June saw the creation of a committee to structure the National Betting System (SINAPO) — a federal-state platform that will host a unified list of licensed operators and grant access to the exclusive .bet.br domain.
Clampdown on illegal sites
The SPA has sharpened its offensive against the multi-billion-real black market that continues to siphon players away from licensed operators. Since October 2024, telecoms regulator Anatel has blocked more than 15,400 illegal betting websites and pages, targeting offshore operators and mirror domains that evade consumer protections and taxation.
The crackdown has extended deep into Brazil’s financial system. Working alongside the Central Bank, the SPA identified suspicious transaction flows and pressed banks and payment providers to act.
In the first half of 2025 alone, 24 institutions reported 277 suspect cases, resulting in the closure of 255 accounts linked to unlicensed gambling. Regulators said the move sent a “clear warning” that financial infrastructure cannot be used to prop up the shadow economy.
Digital platforms have also come under the spotlight. A partnership between SPA and the Brazil Digital Council comprising Google, Meta, TikTok, Kwai and Amazon fast-tracked the removal of 112 influencer pages and 146 illegal ad placements promoting offshore operators. Officials described it as a crucial step in tackling the “ecosystem of promotion” that fuels demand for black-market play.
The SPA continues to revise its strategy against unlicensed operators, in which it will continue to coordinate enforcement with the help of Brazilian banks, telecoms and Big Tech platforms.
Advertising overload under scrutiny
Following the first six months of Bets activities, both the Senate and Congress have detailed concerns about the relentless advertising coverage of betting operators across Brazil’s media and sports landscape.
Television broadcasts of the country’s top-flight football, shirt sponsorships, and a constant stream of influencer-led social media campaigns have fuelled complaints from parents’ groups, health advocates and lawmakers that betting has become “unavoidable” for young audiences.
SPA Secretary Regis Dudena acknowledged that advertising intensity has reached levels that may require intervention. In an interview with Folha de São Paulo’s C-Level videocast, he stated:
“When people criticise, they are often looking at stadium activations, football club shirts, TV commercials. At some point this may need to be controlled more closely, with some restrictions.”

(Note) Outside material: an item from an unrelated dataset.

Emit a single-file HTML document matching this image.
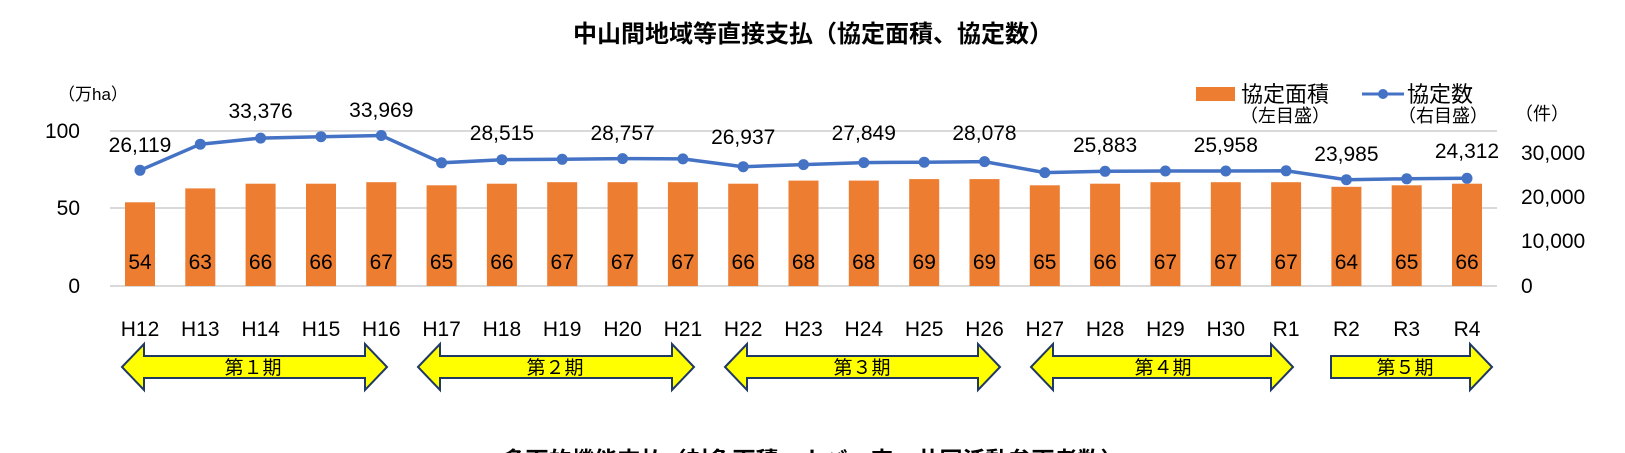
<!DOCTYPE html>
<html><head><meta charset="utf-8"><style>
html,body{margin:0;padding:0;background:#fff;width:1625px;height:453px;overflow:hidden}
svg{display:block}
text{font-family:"Liberation Sans","Noto Sans CJK JP",sans-serif;fill:#000}
</style></head><body>
<svg width="1625" height="453" viewBox="0 0 1625 453" xmlns="http://www.w3.org/2000/svg">
<text x="813" y="42" font-size="24" font-weight="bold" text-anchor="middle">中山間地域等直接支払（協定面積、協定数）</text>
<text x="813" y="468" font-size="23" font-weight="bold" text-anchor="middle">多面的機能支払（対象面積、カバー率、共同活動参画者数）</text>
<g stroke="#d9d9d9" stroke-width="2">
<line x1="110" y1="131" x2="1497" y2="131"/>
<line x1="110" y1="208" x2="1497" y2="208"/>
<line x1="110" y1="286" x2="1497" y2="286"/>
</g>
<g font-size="21" text-anchor="end">
<text x="80" y="138">100</text><text x="80" y="215">50</text><text x="80" y="293">0</text>
</g>
<text x="58" y="100" font-size="17">（万ha）</text>
<g font-size="21">
<text x="1521" y="160">30,000</text><text x="1521" y="204">20,000</text><text x="1521" y="248">10,000</text><text x="1521" y="293">0</text>
</g>
<text x="1515" y="120" font-size="18">（件）</text>
<rect x="1196" y="87" width="39" height="14" fill="#ed7d31"/>
<text x="1241" y="102" font-size="22" fill="#333">協定面積</text>
<text x="1240" y="122" font-size="18" fill="#333">（左目盛）</text>
<line x1="1362" y1="94" x2="1404" y2="94" stroke="#4472c4" stroke-width="3"/>
<circle cx="1383" cy="94" r="5" fill="#4472c4"/>
<text x="1407" y="102" font-size="22" fill="#333">協定数</text>
<text x="1398" y="122" font-size="18" fill="#333">（右目盛）</text>

<g fill="#ed7d31">
<rect x="125" y="202.3" width="30" height="83.7"/>
<rect x="185.3" y="188.4" width="30" height="97.6"/>
<rect x="245.6" y="183.7" width="30" height="102.3"/>
<rect x="306" y="183.7" width="30" height="102.3"/>
<rect x="366.3" y="182.2" width="30" height="103.8"/>
<rect x="426.6" y="185.3" width="30" height="100.7"/>
<rect x="486.9" y="183.7" width="30" height="102.3"/>
<rect x="547.2" y="182.2" width="30" height="103.8"/>
<rect x="607.6" y="182.2" width="30" height="103.8"/>
<rect x="667.9" y="182.2" width="30" height="103.8"/>
<rect x="728.2" y="183.7" width="30" height="102.3"/>
<rect x="788.5" y="180.6" width="30" height="105.4"/>
<rect x="848.8" y="180.6" width="30" height="105.4"/>
<rect x="909.2" y="179.1" width="30" height="106.9"/>
<rect x="969.5" y="179.1" width="30" height="106.9"/>
<rect x="1029.8" y="185.3" width="30" height="100.7"/>
<rect x="1090.1" y="183.7" width="30" height="102.3"/>
<rect x="1150.4" y="182.2" width="30" height="103.8"/>
<rect x="1210.8" y="182.2" width="30" height="103.8"/>
<rect x="1271.1" y="182.2" width="30" height="103.8"/>
<rect x="1331.4" y="186.8" width="30" height="99.2"/>
<rect x="1391.7" y="185.3" width="30" height="100.7"/>
<rect x="1452" y="183.7" width="30" height="102.3"/>
</g>
<g font-size="21" text-anchor="middle" fill="#222">
<text x="140" y="269">54</text><text x="200.3" y="269">63</text><text x="260.6" y="269">66</text><text x="321" y="269">66</text><text x="381.3" y="269">67</text><text x="441.6" y="269">65</text><text x="501.9" y="269">66</text><text x="562.2" y="269">67</text><text x="622.6" y="269">67</text><text x="682.9" y="269">67</text><text x="743.2" y="269">66</text><text x="803.5" y="269">68</text><text x="863.8" y="269">68</text><text x="924.2" y="269">69</text><text x="984.5" y="269">69</text><text x="1044.8" y="269">65</text><text x="1105.1" y="269">66</text><text x="1165.4" y="269">67</text><text x="1225.8" y="269">67</text><text x="1286.1" y="269">67</text><text x="1346.4" y="269">64</text><text x="1406.7" y="269">65</text><text x="1467" y="269">66</text>
</g>
<g font-size="21" text-anchor="middle">
<text x="140" y="336">H12</text><text x="200.3" y="336">H13</text><text x="260.6" y="336">H14</text><text x="321" y="336">H15</text><text x="381.3" y="336">H16</text><text x="441.6" y="336">H17</text><text x="501.9" y="336">H18</text><text x="562.2" y="336">H19</text><text x="622.6" y="336">H20</text><text x="682.9" y="336">H21</text><text x="743.2" y="336">H22</text><text x="803.5" y="336">H23</text><text x="863.8" y="336">H24</text><text x="924.2" y="336">H25</text><text x="984.5" y="336">H26</text><text x="1044.8" y="336">H27</text><text x="1105.1" y="336">H28</text><text x="1165.4" y="336">H29</text><text x="1225.8" y="336">H30</text><text x="1286.1" y="336">R1</text><text x="1346.4" y="336">R2</text><text x="1406.7" y="336">R3</text><text x="1467" y="336">R4</text>
</g>
<polyline fill="none" stroke="#4472c4" stroke-width="3.5" points="140,170.3 200.3,144.2 260.6,138.1 321,136.7 381.3,135.5 441.6,162.8 501.9,159.7 562.2,159.3 622.6,158.6 682.9,158.9 743.2,166.7 803.5,164.6 863.8,162.6 924.2,162.2 984.5,161.6 1044.8,172.6 1105.1,171.3 1165.4,171 1225.8,171 1286.1,170.8 1346.4,179.7 1406.7,178.8 1467,178.3"/>
<g fill="#4472c4">
<circle cx="140" cy="170.3" r="5.5"/><circle cx="200.3" cy="144.2" r="5.5"/><circle cx="260.6" cy="138.1" r="5.5"/><circle cx="321" cy="136.7" r="5.5"/><circle cx="381.3" cy="135.5" r="5.5"/><circle cx="441.6" cy="162.8" r="5.5"/><circle cx="501.9" cy="159.7" r="5.5"/><circle cx="562.2" cy="159.3" r="5.5"/><circle cx="622.6" cy="158.6" r="5.5"/><circle cx="682.9" cy="158.9" r="5.5"/><circle cx="743.2" cy="166.7" r="5.5"/><circle cx="803.5" cy="164.6" r="5.5"/><circle cx="863.8" cy="162.6" r="5.5"/><circle cx="924.2" cy="162.2" r="5.5"/><circle cx="984.5" cy="161.6" r="5.5"/><circle cx="1044.8" cy="172.6" r="5.5"/><circle cx="1105.1" cy="171.3" r="5.5"/><circle cx="1165.4" cy="171" r="5.5"/><circle cx="1225.8" cy="171" r="5.5"/><circle cx="1286.1" cy="170.8" r="5.5"/><circle cx="1346.4" cy="179.7" r="5.5"/><circle cx="1406.7" cy="178.8" r="5.5"/><circle cx="1467" cy="178.3" r="5.5"/>
</g>
<g font-size="21" text-anchor="middle">
<text x="140" y="152">26,119</text><text x="260.6" y="118">33,376</text><text x="381.3" y="117">33,969</text><text x="501.9" y="140">28,515</text><text x="622.6" y="140">28,757</text><text x="743.2" y="144">26,937</text><text x="863.8" y="140">27,849</text><text x="984.5" y="140">28,078</text><text x="1105.1" y="152">25,883</text><text x="1225.8" y="152">25,958</text><text x="1346.4" y="161">23,985</text><text x="1467" y="158">24,312</text>
</g>
<g fill="#ffff00" stroke="#1f3864" stroke-width="2">
<polygon points="122,367 144,344 144,356 365,356 365,344 387,367 365,390 365,378 144,378 144,390"/>
<polygon points="418,367 440,344 440,356 672,356 672,344 694,367 672,390 672,378 440,378 440,390"/>
<polygon points="725,367 747,344 747,356 978,356 978,344 1000,367 978,390 978,378 747,378 747,390"/>
<polygon points="1031,367 1053,344 1053,356 1271,356 1271,344 1293,367 1271,390 1271,378 1053,378 1053,390"/>
<polygon points="1331,356 1470,356 1470,344 1492,367 1470,390 1470,378 1331,378"/>
</g>
<g font-size="19" text-anchor="middle">
<text x="253" y="374">第１期</text><text x="555" y="374">第２期</text><text x="862" y="374">第３期</text><text x="1163" y="374">第４期</text><text x="1405" y="374">第５期</text>
</g>
</svg>
</body></html>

A raft of new proposals have been submitted to congress with the majority urging a ban on active athletes from appearing in operator campaigns and whether to restrict endorsements from public figures more broadly.
Brazilian football warns against overly restrictive measures, with industry figures cautioning that sweeping bans risk dismantling the sponsorship structures that keep many clubs financially afloat through bookmaker partnerships.
Bets Tax settlement
The future tax framework remains the sharpest point of debate. In June 2025, the federal government issued Provisional Measure No. 1,303/2025, which raised the GGR levy on licensed operators from 12% to 18%, effective from 1 October 2025.
The measure took effect immediately on publication but must still be ratified by Congress to become permanent. A joint congressional committee has been formed to review the law, with votes and public hearings scheduled. As of mid-July, the temporary provision was extended until 8 October, when legislators will decide whether to confirm the higher rate.
Industry trade groups have cautioned that raising the Bets licence tax to 18% risks giving an edge to illegal operators, warning that licensed firms are still adapting to Brazil’s evolving regulatory framework since January’s launch.
As year-end draws to a close, attention focuses on Brasília, where Congress and the Senate must decide whether to ratify higher taxes and tighten advertising rules or leave operators navigating a state of regulatory limbo in Brazil’s multi-billion-real online gambling market.